Include in the output only the lines from the opening of the records through the line containing "c_dark, c_mid, c_light = '#4a6ea6', '#a4b6d8', '#dfe4f2'", each printed exactly; pictures are omitted.

+++ GIVEN DATA +++

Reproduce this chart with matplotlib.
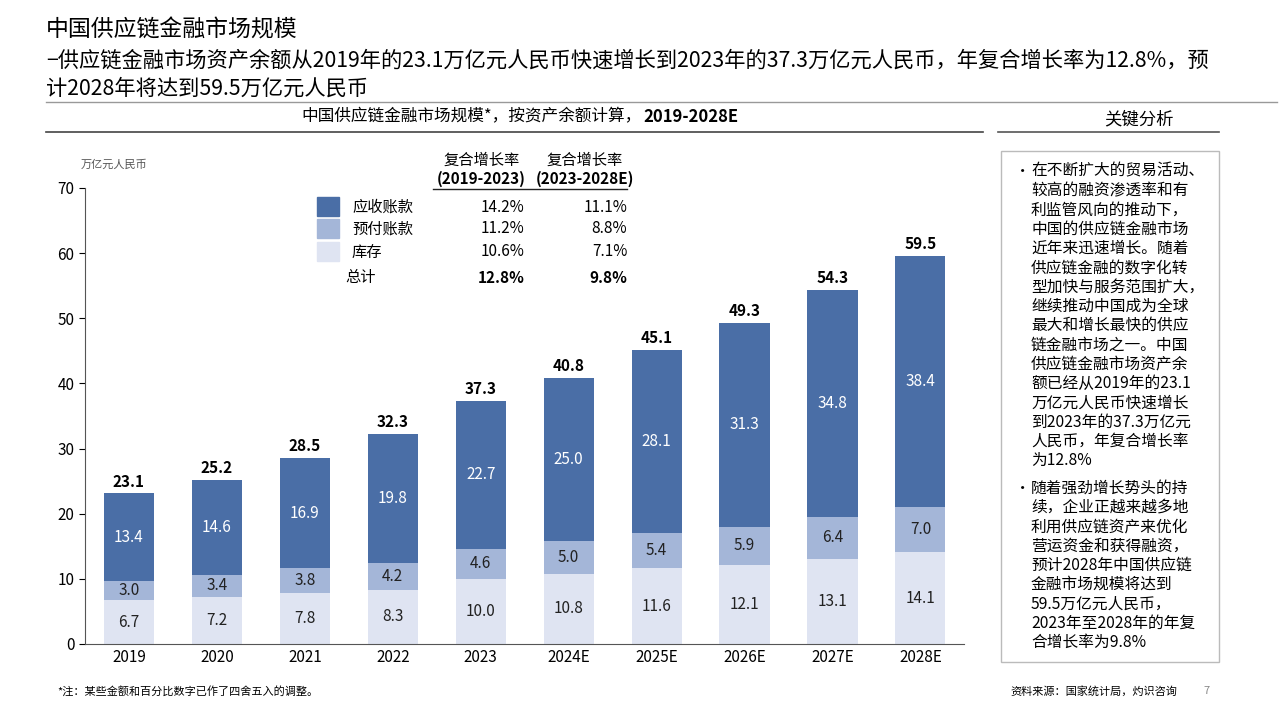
import matplotlib
matplotlib.use("Agg")
import matplotlib.pyplot as plt
from matplotlib.patches import Rectangle

plt.rcParams['font.family'] = ['Noto Sans CJK SC', 'DejaVu Sans']

years = ['2019','2020','2021','2022','2023','2024E','2025E','2026E','2027E','2028E']
inventory = [6.7,7.2,7.8,8.3,10.0,10.8,11.6,12.1,13.1,14.1]
prepaid = [3.0,3.4,3.8,4.2,4.6,5.0,5.4,5.9,6.4,7.0]
receivable = [13.4,14.6,16.9,19.8,22.7,25.0,28.1,31.3,34.8,38.4]
totals = [23.1,25.2,28.5,32.3,37.3,40.8,45.1,49.3,54.3,59.5]
series_names = ['应收账款','预付账款','库存']
cagr1 = ['14.2%','11.2%','10.6%','12.8%']
cagr2 = ['11.1%','8.8%','7.1%','9.8%']

c_dark, c_mid, c_light = '#4a6ea6', '#a4b6d8', '#dfe4f2'

fig = plt.figure(figsize=(12.8,7.2), dpi=100)
ax = fig.add_axes([0.0664, 0.1056, 0.687, 0.6334])
x = range(len(years))
w = 0.57
ax.bar(x, inventory, w, color=c_light)
ax.bar(x, prepaid, w, bottom=inventory, color=c_mid)
b3 = [a+b for a,b in zip(inventory, prepaid)]
ax.bar(x, receivable, w, bottom=b3, color=c_dark)
for i in x:
    ax.text(i, inventory[i]/2, f'{inventory[i]:.1f}', ha='center', va='center', fontsize=11, color='#222')
    ax.text(i, inventory[i]+prepaid[i]/2, f'{prepaid[i]:.1f}', ha='center', va='center', fontsize=11, color='#222')
    ax.text(i, b3[i]+receivable[i]/2, f'{receivable[i]:.1f}', ha='center', va='center', fontsize=11, color='white')
    ax.text(i, totals[i]+0.6, f'{totals[i]:.1f}', ha='center', va='bottom', fontsize=11, fontweight='bold')
ax.set_xlim(-0.5, 9.5)
ax.set_ylim(0, 70)
ax.set_yticks(range(0,71,10))
ax.set_xticks(list(x))
ax.set_xticklabels(years, fontsize=11)
ax.tick_params(axis='y', labelsize=11, length=4)
ax.tick_params(axis='x', length=0)
for s in ['top','right']:
    ax.spines[s].set_visible(False)
ax.spines['left'].set_color('#555')
ax.spines['bottom'].set_color('#555')

# titles
fig.text(0.036, 0.958, '中国供应链金融市场规模', fontsize=16.5, va='center')
fig.text(0.036, 0.916, '−供应链金融市场资产余额从2019年的23.1万亿元人民币快速增长到2023年的37.3万亿元人民币，年复合增长率为12.8%，预', fontsize=15.3, va='center')
fig.text(0.036, 0.877, '计2028年将达到59.5万亿元人民币', fontsize=15.3, va='center')
fig.add_artist(plt.Line2D([0.036, 0.998], [0.858, 0.858], color='#999', lw=1))
fig.text(0.501, 0.838, '中国供应链金融市场规模*，按资产余额计算，', fontsize=12, ha='right', va='center')
fig.text(0.503, 0.838, '2019-2028E', fontsize=12, ha='left', va='center', fontweight='bold')
fig.add_artist(plt.Line2D([0.036, 0.768], [0.817, 0.817], color='#444', lw=1.2))
fig.text(0.063, 0.772, '万亿元人民币', fontsize=8, style='italic', color='#555', va='center')

# legend table
fig.text(0.376, 0.778, '复合增长率', fontsize=11, ha='center', va='center')
fig.text(0.376, 0.751, '(2019-2023)', fontsize=11, ha='center', va='center', fontweight='bold')
fig.text(0.457, 0.778, '复合增长率', fontsize=11, ha='center', va='center')
fig.text(0.457, 0.751, '(2023-2028E)', fontsize=11, ha='center', va='center', fontweight='bold')
fig.add_artist(plt.Line2D([0.338, 0.49], [0.738, 0.738], color='#222', lw=1))
rows_y = [0.712, 0.682, 0.650, 0.614]
for i, (nm, col) in enumerate(zip(series_names, [c_dark, c_mid, c_light])):
    fig.add_artist(Rectangle((0.248, rows_y[i]-0.012), 0.017, 0.026, color=col, transform=fig.transFigure))
    fig.text(0.275, rows_y[i], nm, fontsize=11, va='center')
fig.text(0.27, rows_y[3], '总计', fontsize=11, va='center')
for i in range(4):
    fw = 'bold' if i == 3 else 'normal'
    fig.text(0.41, rows_y[i], cagr1[i], fontsize=11, ha='right', va='center', fontweight=fw)
    fig.text(0.49, rows_y[i], cagr2[i], fontsize=11, ha='right', va='center', fontweight=fw)

# right panel
fig.text(0.89, 0.834, '关键分析', fontsize=12.5, ha='center', va='center')
fig.add_artist(plt.Line2D([0.78, 0.952], [0.817, 0.817], color='#555', lw=1.2))
fig.add_artist(Rectangle((0.782, 0.08), 0.17, 0.71, fill=False, ec='#bbb', lw=1, transform=fig.transFigure))
lines1 = ['在不断扩大的贸易活动、','较高的融资渗透率和有','利监管风向的推动下，','中国的供应链金融市场','近年来迅速增长。随着','供应链金融的数字化转','型加快与服务范围扩大，','继续推动中国成为全球','最大和增长最快的供应','链金融市场之一。中国','供应链金融市场资产余','额已经从2019年的23.1','万亿元人民币快速增长','到2023年的37.3万亿元','人民币，年复合增长率','为12.8%']
lines2 = ['随着强劲增长势头的持','续，企业正越来越多地','利用供应链资产来优化','营运资金和获得融资，','预计2028年中国供应链','金融市场规模将达到','59.5万亿元人民币，','2023年至2028年的年复','合增长率为9.8%']
y0 = 0.762; dy = 0.0268
fig.text(0.793, y0, '•', fontsize=11, va='center')
for k, t in enumerate(lines1):
    fig.text(0.8055, y0 - k*dy, t, fontsize=11.3, va='center')
y1 = 0.322
fig.text(0.793, y1, '•', fontsize=11, va='center')
for k, t in enumerate(lines2):
    fig.text(0.8055, y1 - k*dy, t, fontsize=11.3, va='center')

fig.text(0.045, 0.04, '*注：某些金额和百分比数字已作了四舍五入的调整。', fontsize=8, style='italic', va='center')
fig.text(0.92, 0.04, '资料来源：国家统计局，灼识咨询', fontsize=8, style='italic', ha='right', va='center')
fig.text(0.94, 0.04, '7', fontsize=8, color='#888', va='center')

fig.savefig('out.png', dpi=100)
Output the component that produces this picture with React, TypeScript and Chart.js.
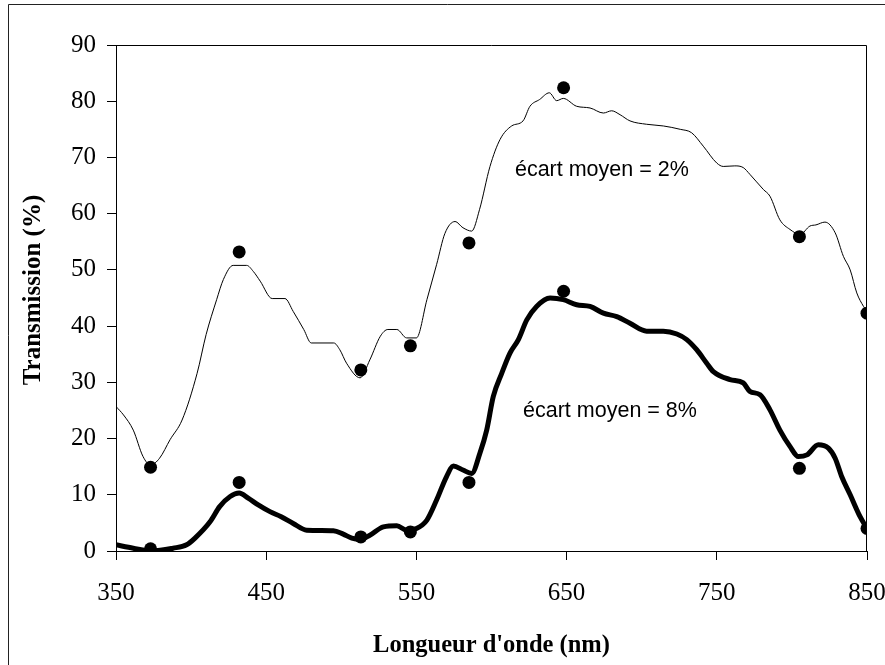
import React, { useEffect, useRef } from "react";
import { Chart, registerables } from "chart.js";

Chart.register(...registerables);

// Measured points (dots)
const dotWavelengths = [373, 432, 513, 546, 585, 648, 805, 850];
const dotsThin = [14.9, 53.2, 32.2, 36.5, 54.8, 82.4, 55.9, 42.3];
const dotsThick = [0.4, 12.2, 2.5, 3.4, 12.2, 46.2, 14.7, 4.0];

// Thin curve (écart moyen = 2%)
const thinWavelengths = [
  350, 355, 361.5, 368, 373, 379, 386, 394, 404, 410, 417, 421.5, 428, 437, 441.5, 446,
  454, 462.5, 468, 475, 480, 495, 499, 503.5, 512.5, 519, 526, 531, 537, 543.5, 550,
  557, 563.5, 569, 575.7, 581, 586.8, 592, 599, 605.7, 613.4, 621, 625.6, 632, 638.5,
  643.4, 647.8, 656.7, 665.6, 674.5, 680, 685.6, 692.2, 703.3, 714.4, 725.7, 733.2, 741, 750,
  754.3, 762, 767.6, 772, 781, 785.4, 792, 798.7, 805.4, 812, 816, 822, 828.8, 834.3, 838.8,
  843.2, 847.7, 850,
];
const thinTransmission = [
  25.7, 24.2, 21.5, 16.8, 15.3, 16.5, 19.8, 23.3, 31.6, 38.5, 44.7, 48.3, 50.8, 50.8, 49.7, 48,
  44.9, 44.9, 42.6, 39.4, 37, 37, 35.8, 33.4, 30.8, 34, 38.2, 39.4, 39.4, 37.9, 37.9,
  44.7, 51, 56.5, 58.6, 57.5, 56.9, 60.7, 68.4, 73.2, 75.6, 76.5, 79.1, 80.3, 81.5,
  80.1, 80.5, 79.1, 78.8, 77.9, 78.3, 77.6, 76.5, 75.9, 75.6, 75, 74.4, 72, 69,
  68.4, 68.5, 68.2, 67, 64.3, 63.1, 58.9, 57.2, 56.3, 57.8, 58.0, 58.5, 56.6, 52.4, 50,
  45.9, 43.5, 42.6,
];

// Thick curve (écart moyen = 8%)
const thickWavelengths = [
  350, 361.5, 374, 388, 397, 402.6, 412.6, 419, 426, 432, 438, 444.7, 452.5, 460, 468,
  477, 494.7, 501.3, 507, 512.5, 519, 528, 537, 543.5, 550, 557, 563.5, 570, 574.6,
  581, 586.8, 592.3, 596.8, 601.2, 606.8, 612.3, 617.9, 623.5, 630, 639, 647.8, 656.7,
  665.6, 674.5, 683.4, 692.2, 703.3, 714.4, 723.4, 730, 736.6, 743.3, 747.7, 758.8,
  767.6, 772, 778.8, 785.4, 792, 798.7, 804.3, 810, 817.6, 824.3, 828.8, 833.2, 838.8,
  845.4, 850,
];
const thickTransmission = [
  1.1, 0.5, 0, 0.5, 1.1, 2.3, 5.2, 7.9, 9.7, 10.3, 9.4, 8.2, 7.0, 6.1, 4.9,
  3.7, 3.6, 3.0, 2.3, 2.1, 2.8, 4.3, 4.5, 3.7, 4.0, 5.5, 9.1, 13.2, 15.1,
  14.4, 13.8, 17.4, 21.5, 27.5, 31.6, 35.2, 37.6, 41.1, 43.5, 45.0, 44.7, 43.8,
  43.5, 42.3, 41.7, 40.5, 39.1, 39.1, 38.6, 37.6, 35.8, 33.4, 31.9, 30.5,
  29.9, 28.4, 27.8, 25.1, 21.5, 18.6, 16.8, 17.1, 18.9, 18.3, 16.5, 13.2, 10.0,
  6.1, 4.0,
];

const xTitle = "Longueur d'onde (nm)";
const yTitle = "Transmission (%)";
const note2 = "écart moyen = 2%";
const note8 = "écart moyen = 8%";
// annotation anchors (data units)
const note2At = { x: 615.6, y: 66.7 };
const note8At = { x: 621.0, y: 23.8 };

const toPoints = (xs: number[], ys: number[]) => xs.map((x, i) => ({ x, y: ys[i] }));

export default function App() {
  const ref = useRef<HTMLCanvasElement | null>(null);

  useEffect(() => {
    if (!ref.current) return;

    const decor = {
      id: "decor",
      afterDraw(chart: any) {
        const { ctx, chartArea: a, scales } = chart;
        ctx.save();
        ctx.strokeStyle = "#000";
        ctx.lineWidth = 1;
        // plot box top and right
        ctx.beginPath();
        ctx.moveTo(a.left, 45.5);
        ctx.lineTo(866.5, 45.5);
        ctx.lineTo(866.5, a.bottom);
        ctx.stroke();
        // outer frame (left and top visible)
        ctx.strokeStyle = "#222";
        ctx.beginPath();
        ctx.moveTo(8.5, 700);
        ctx.lineTo(8.5, 4.5);
        ctx.lineTo(900, 4.5);
        ctx.stroke();

        ctx.fillStyle = "#000";
        // axis titles
        ctx.font = "bold 24.5px 'Liberation Serif'";
        ctx.textAlign = "center";
        ctx.textBaseline = "alphabetic";
        ctx.fillText(xTitle, (a.left + a.right) / 2, 651.5);
        ctx.save();
        ctx.translate(40, 290);
        ctx.rotate(-Math.PI / 2);
        ctx.font = "bold 25px 'Liberation Serif'";
        ctx.fillText(yTitle, 0, 0);
        ctx.restore();

        // annotations
        ctx.font = "21.5px 'Liberation Sans'";
        ctx.textAlign = "left";
        ctx.fillText(note2, scales.x.getPixelForValue(note2At.x), scales.y.getPixelForValue(note2At.y));
        ctx.fillText(note8, scales.x.getPixelForValue(note8At.x), scales.y.getPixelForValue(note8At.y));
        ctx.restore();
      },
    };

    const chart = new Chart(ref.current, {
      type: "scatter",
      data: {
        datasets: [
          {
            type: "scatter",
            data: toPoints(dotWavelengths, dotsThin),
            backgroundColor: "#000",
            borderWidth: 0,
            pointRadius: 6.5,
          },
          {
            type: "scatter",
            data: toPoints(dotWavelengths, dotsThick),
            backgroundColor: "#000",
            borderWidth: 0,
            pointRadius: 6.5,
          },
          {
            type: "line",
            data: toPoints(thinWavelengths, thinTransmission),
            borderColor: "#000",
            borderWidth: 1,
            pointRadius: 0,
            cubicInterpolationMode: "monotone",
            fill: false,
          },
          {
            type: "line",
            data: toPoints(thickWavelengths, thickTransmission),
            borderColor: "#000",
            borderWidth: 5,
            borderJoinStyle: "round",
            borderCapStyle: "round",
            pointRadius: 0,
            cubicInterpolationMode: "monotone",
            fill: false,
          },
        ],
      } as any,
      options: {
        responsive: false,
        animation: false,
        events: [],
        layout: { padding: { top: 45, right: 18, left: 0, bottom: 0 } },
        plugins: { legend: { display: false }, tooltip: { enabled: false } },
        scales: {
          x: {
            type: "linear",
            min: 350,
            max: 850,
            afterBuildTicks: (s: any) => {
              s.ticks = [350, 450, 550, 650, 750, 850].map((v) => ({ value: v }));
            },
            afterFit: (s: any) => {
              s.height = 114;
              s.paddingLeft = 0;
              s.paddingRight = 0;
            },
            grid: { drawOnChartArea: false, drawTicks: true, tickLength: 9, color: "#000", lineWidth: 1 },
            border: { display: true, color: "#000", width: 1 },
            ticks: {
              color: "#000",
              padding: 18,
              maxRotation: 0,
              font: { family: "'Liberation Serif'", size: 25 },
            },
          },
          y: {
            type: "linear",
            min: 0,
            max: 90,
            afterBuildTicks: (s: any) => {
              s.ticks = [0, 10, 20, 30, 40, 50, 60, 70, 80, 90].map((v) => ({ value: v }));
            },
            afterFit: (s: any) => {
              s.width = 116;
              s.paddingTop = 0;
              s.paddingBottom = 0;
            },
            grid: { drawOnChartArea: false, drawTicks: true, tickLength: 9, color: "#000", lineWidth: 1 },
            border: { display: true, color: "#000", width: 1 },
            ticks: {
              color: "#000",
              padding: 11,
              font: { family: "'Liberation Serif'", size: 25 },
            },
          },
        },
      } as any,
      plugins: [decor],
    });

    return () => chart.destroy();
  }, []);

  return (
    <div style={{ position: "absolute", left: 0, top: 0, width: 885, height: 665, background: "#fff" }}>
      <canvas ref={ref} width={885} height={665} style={{ display: "block" }} />
    </div>
  );
}
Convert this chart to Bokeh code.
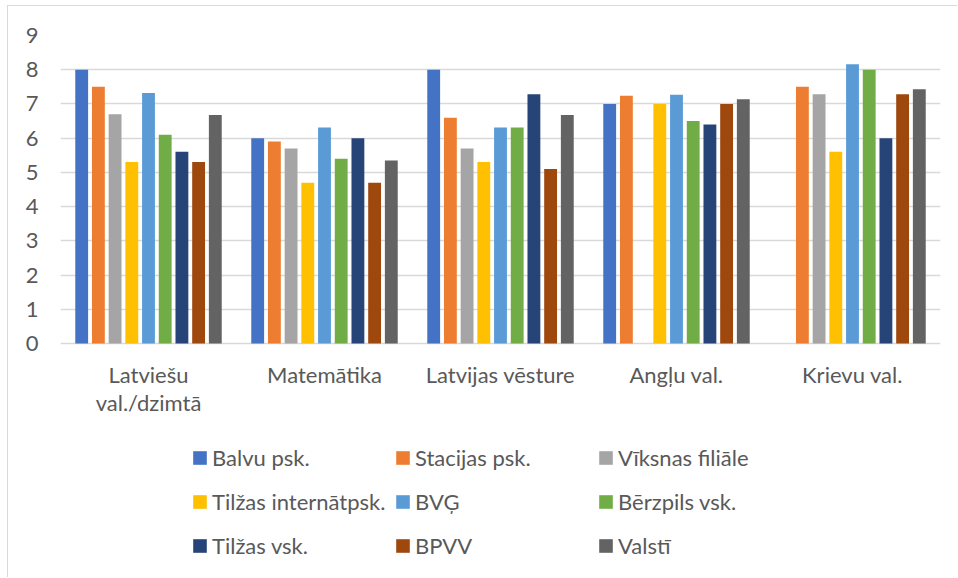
from bokeh.plotting import figure
from bokeh.models import FactorRange, Range1d, FixedTicker, Legend, LegendItem
from bokeh.core.properties import value
from bokeh.transform import dodge
from bokeh.embed import file_html
from bokeh.resources import INLINE

nan = float("nan")

categories = ["Latviešu val./dzimtā", "Matemātika", "Latvijas vēsture", "Angļu val.", "Krievu val."]
label_line1 = ["Latviešu", "Matemātika", "Latvijas vēsture", "Angļu val.", "Krievu val."]
label_line2 = ["val./dzimtā", "", "", "", ""]
y_ticks = [0, 1, 2, 3, 4, 5, 6, 7, 8, 9]
series_names = ["Balvu psk.", "Stacijas psk.", "Vīksnas filiāle", "Tilžas internātpsk.", "BVĢ",
                "Bērzpils vsk.", "Tilžas vsk.", "BPVV", "Valstī"]
balvu = [8.0, 6.0, 8.0, 7.0, nan]
stacijas = [7.5, 5.9, 6.6, 7.24, 7.5]
viksnas = [6.7, 5.7, 5.7, nan, 7.28]
tilzas_int = [5.3, 4.7, 5.3, 7.0, 5.6]
bvg = [7.32, 6.31, 6.31, 7.27, 8.16]
berzpils = [6.1, 5.4, 6.31, 6.5, 8.0]
tilzas_vsk = [5.6, 6.0, 7.28, 6.4, 6.0]
bpvv = [5.3, 4.7, 5.1, 7.0, 7.28]
valsti = [6.68, 5.35, 6.68, 7.14, 7.43]
series_values = [balvu, stacijas, viksnas, tilzas_int, bvg, berzpils, tilzas_vsk, bpvv, valsti]
colors = ["#4472C4", "#ED7D31", "#A5A5A5", "#FFC000", "#5B9BD5",
          "#70AD47", "#264478", "#9E480E", "#636363"]

FONT = "Lato"
TXT = "#595959"
GRID = "#d9d9d9"
FS = "22px"

# layout: value axis 0..9 spans 308 px; the frame continues below for labels + legend
W, H = 950, 572
TOP = 29
AXIS_PX = 308.0
px_per_unit = AXIS_PX / 9
frame_h = H - TOP
y_start = 9 - frame_h / px_per_unit

p = figure(x_range=FactorRange(*categories), y_range=Range1d(y_start, 9),
           width=W, height=H, output_backend="svg", toolbar_location=None,
           x_axis_location=None,
           min_border_left=52, min_border_right=18, min_border_top=TOP, min_border_bottom=0)
p.outline_line_color = None
p.styles = {"margin-left": "7px", "margin-top": "5px",
            "border-top": "1px solid #d9d9d9", "border-left": "1px solid #d9d9d9"}

data = {"cat": categories, "l1": label_line1, "l2": label_line2}
for i, vals in enumerate(series_values):
    data[f"s{i}"] = vals

pitch = 0.0949
bar_w = 0.073
renderers = []
for i, (name, col) in enumerate(zip(series_names, colors)):
    r = p.vbar(x=dodge("cat", (i - 4) * pitch, range=p.x_range), top=f"s{i}", width=bar_w,
               source=data, fill_color=col, line_color=None)
    renderers.append(r)

# y axis
p.yaxis.ticker = FixedTicker(ticks=y_ticks)
p.yaxis.axis_line_color = None
p.yaxis.major_tick_line_color = None
p.yaxis.minor_tick_line_color = None
p.yaxis.major_tick_out = 0
p.yaxis.major_label_standoff = 22
p.yaxis.major_label_text_font = FONT
p.yaxis.major_label_text_font_size = FS
p.yaxis.major_label_text_color = TXT

p.xgrid.grid_line_color = None
p.ygrid.grid_line_color = GRID
p.ygrid.grid_line_width = 1.5

# category labels (two lines) under the value-axis baseline
for col, off_px in (("l1", 31.0), ("l2", 59.0)):
    p.text(x="cat", y=-off_px / px_per_unit, text=col, source=data,
           text_align="center", text_baseline="alphabetic",
           text_font=value(FONT), text_font_size=value(FS), text_color=TXT)

items = [LegendItem(label=n, renderers=[r]) for n, r in zip(series_names, renderers)]
legend = Legend(items=items, orientation="horizontal", ncols=3,
                location=(131, 11), padding=0, margin=0, spacing=0,
                glyph_width=17, glyph_height=17, label_standoff=4, label_width=182,
                label_height=44, border_line_color=None, background_fill_alpha=0,
                label_text_font=FONT, label_text_font_size=FS, label_text_color=TXT)
p.add_layout(legend, "center")

open("out.html", "w").write(file_html(p, INLINE))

+++

WRITTEN RESPONSE:
Reproduce this chart with matplotlib.
import matplotlib
matplotlib.use("Agg")
import matplotlib.pyplot as plt
from matplotlib.patches import Rectangle

plt.rcParams['font.family'] = ['Noto Sans CJK SC', 'DejaVu Sans']

years = ['2019','2020','2021','2022','2023','2024E','2025E','2026E','2027E','2028E']
inventory = [6.7,7.2,7.8,8.3,10.0,10.8,11.6,12.1,13.1,14.1]
prepaid = [3.0,3.4,3.8,4.2,4.6,5.0,5.4,5.9,6.4,7.0]
receivable = [13.4,14.6,16.9,19.8,22.7,25.0,28.1,31.3,34.8,38.4]
totals = [23.1,25.2,28.5,32.3,37.3,40.8,45.1,49.3,54.3,59.5]
series_names = ['应收账款','预付账款','库存']
cagr1 = ['14.2%','11.2%','10.6%','12.8%']
cagr2 = ['11.1%','8.8%','7.1%','9.8%']

c_dark, c_mid, c_light = '#4a6ea6', '#a4b6d8', '#dfe4f2'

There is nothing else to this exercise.